Heat resistant Stroh Violin

Hey all,
So I waned to build an easy violin, which would be good enough to take camping. The printed violins soundbox AFAIK are not so good, so I tried to make a RepStroh. I made it all from ABS so I could throw it in a tent and not worry about it falling apart. I managed to build it in about 2-3 weeks on and off, trying to be as cheap as possible.

Things I did that worked in this build:

  1. Used Acrfix glue instead of screws to save time on money to fine the right screws. It stuck better than the layer adhesion.
  2. Have a violin that can last in a ~45C
  3. The sound is loud at the horn, you can put a mic, an ear or a megaphone to project sound.


  1. Its heavy, its not an easy violin to hold
  2. It sounds not as loud as a omni-directional violin

The outcome sound ok. Its about as good as a cheap $100 violin from china. It has a slight gramophone timbre.

Acrfix glue used to reduce the number of screws.

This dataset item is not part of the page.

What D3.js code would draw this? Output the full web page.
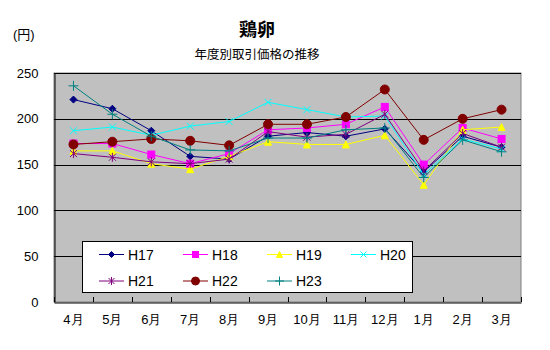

How the main body parts look before
being glued.

Another thing I did in this build, was to 3D print violin bridge (electric). See it matches the right height, then cut a blank bridge to fit the bridge. A violin luthier would have done a far better job, but I just wanted to see it works at all.

3D printed violin bridge test.

Blank bridge and 3D printed fitted bridge.

Cut bridge in place, sounded better too, less tinny sound.

I used galaxy pattern ducktape for the fingerboard (started out on primer, but then had no time).

The shoulder rest of this design is not that good, the axis spines. So I had to come up with somehting using zipties. It did make it easy to pick it up and use it right away.

This was really improvised.

Fiddling in Midburn, Burning man regional event.

That’s it for now hope I can post some audio when I get the chance to record.